OxDNA to study species interactions

TL;DR

This paper proposes using a Molecular Dynamics coarse-grained model to study species interactions through DNA strand competition, supported by experiments, offering a new platform for ecological research and artificial ecosystems.

Contribution

It introduces a novel DNA-based simulation approach to analyze species competition, integrating computational modeling with experimental validation.

Findings

DNA-DNA interactions can measure competitive advantages.

Complex DNA structures influence binding success.

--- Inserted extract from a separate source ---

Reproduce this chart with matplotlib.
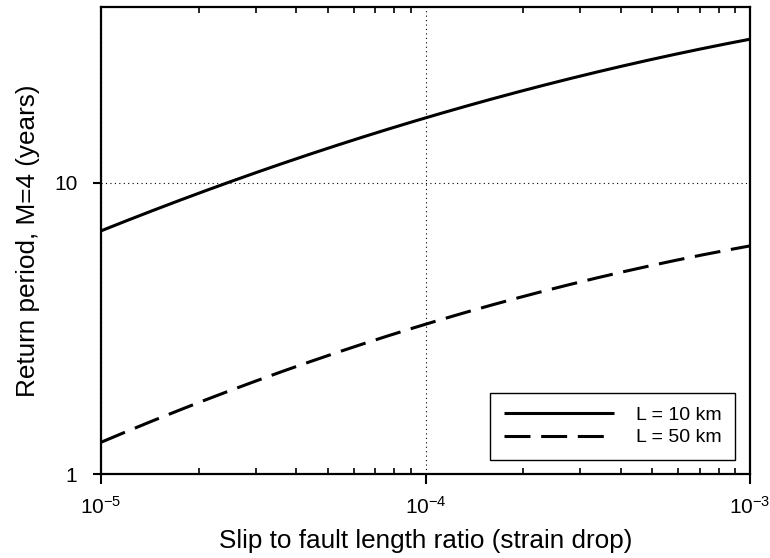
import matplotlib
matplotlib.use("Agg")
import matplotlib.pyplot as plt
from matplotlib.ticker import LogLocator, FixedLocator, NullLocator, FixedFormatter, NullFormatter
import numpy as np

plt.rcParams['font.family'] = ['Liberation Sans', 'DejaVu Sans']
plt.rcParams['mathtext.fontset'] = 'custom'
plt.rcParams['mathtext.rm'] = 'Liberation Sans'
plt.rcParams['mathtext.it'] = 'Liberation Sans'

# Data (strain drop vs return period)
strain_drop = [1e-5, 10**-4.75, 10**-4.5, 10**-4.25, 1e-4, 10**-3.75, 10**-3.5, 10**-3.25, 1e-3]
period_L10 = [6.87, 8.7, 11.0, 13.6, 16.7, 20.0, 23.7, 27.2, 30.9]
period_L50 = [1.31, 1.66, 2.09, 2.63, 3.20, 4.02, 4.80, 5.32, 5.95]
labels = ["L = 10 km", "L = 50 km"]
x_ticks = [1e-5, 1e-4, 1e-3]
x_ticklabels = [r"$\mathregular{10^{-5}}$", r"$\mathregular{10^{-4}}$", r"$\mathregular{10^{-3}}$"]
y_ticks = [1, 10]
y_ticklabels = ["1", "10"]

fig = plt.figure(figsize=(7.70, 5.58), dpi=100)
ax = fig.add_axes([101/770, 1 - 474/558, (750-101)/770, (474-7)/558])

# smooth in log space
lx = np.log10(strain_drop)
xs = np.linspace(lx[0], lx[-1], 200)
def smooth(vals):
    ly = np.log10(vals)
    c = np.polyfit(lx, ly, 2)
    return 10**xs, 10**np.polyval(c, xs)

x1, y1 = smooth(period_L10)
x2, y2 = smooth(period_L50)
ax.plot(x1, y1, color='black', lw=2.2, label=labels[0], solid_capstyle='butt')
ax.plot(x2, y2, color='black', lw=2.2, dashes=(8.5, 3.5), label=labels[1])

ax.set_xscale('log')
ax.set_yscale('log')
ax.set_xlim(1e-5, 1e-3)
ax.set_ylim(1, 40)

ax.xaxis.set_major_locator(FixedLocator(x_ticks))
ax.xaxis.set_major_formatter(FixedFormatter(x_ticklabels))
ax.xaxis.set_minor_locator(LogLocator(base=10, subs=np.arange(2, 10)))
ax.xaxis.set_minor_formatter(NullFormatter())
ax.yaxis.set_major_locator(FixedLocator(y_ticks))
ax.yaxis.set_major_formatter(FixedFormatter(y_ticklabels))
ax.yaxis.set_minor_locator(NullLocator())

ax.tick_params(axis='x', which='major', direction='out', length=7, width=1.5, labelsize=15, pad=9, top=False)
ax.tick_params(axis='x', which='minor', direction='in', length=4, width=1.2, top=True, bottom=True)
ax.tick_params(axis='y', which='major', direction='out', length=6, width=1.5, labelsize=15, pad=11)

for s in ax.spines.values():
    s.set_linewidth(1.6)

ax.grid(True, which='major', axis='both', color='black', linestyle=(0, (1, 3)), linewidth=0.8)

ax.set_xlabel("Slip to fault length ratio (strain drop)", fontsize=18.8, labelpad=8)
ax.set_ylabel("Return period, M=4 (years)", fontsize=18.8, labelpad=10)

leg = ax.legend(loc='lower right', bbox_to_anchor=((735-101)/649, (474-460)/467), borderaxespad=0,
                fontsize=14, handlelength=5.7, handletextpad=1.1, labelspacing=0.25,
                borderpad=0.7, fancybox=False, edgecolor='black', framealpha=1)
leg.get_frame().set_linewidth(1.0)

fig.savefig("out.png", dpi=100)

Experimental results support simulation hypotheses.

Abstract

Molecular ecology uses molecular genetic data to answer traditional ecological questions in biogeography and biodiversity among others. Several ecological principles, such as the niche hypothesis and the competitive exclusions, are based on the fact that species compete for resources. More in general, it is now recognized that species interactions play a crucial role in determining the coexistence and abundance of species. However, experimentally controllable platforms, which allow to study and measure competitions among species, are rare and difficult to implement. In this work, we suggest to exploit a Molecular Dynamics coarse-grained model to study interactions among single strands of DNA, representing individuals of different species, which compete for binding to other oligomers considered as resources. In particular, the well-established knowledge of DNA-DNA interactions at the nanoscale allows us to test the hypothesis that the maximum consecutive overlap between pairs of oligomers measure the species competitive advantages. However, we suggest that more complex structure also plays a role in the ability of the species to successfully bind to the target resource oligomer. We complement the simulations with experiments on populations of DNA strands which qualitatively confirm our hypotheses. These tools constitute a promising starting point for further developments concerning the study of controlled, DNA-based, artificial ecosystems.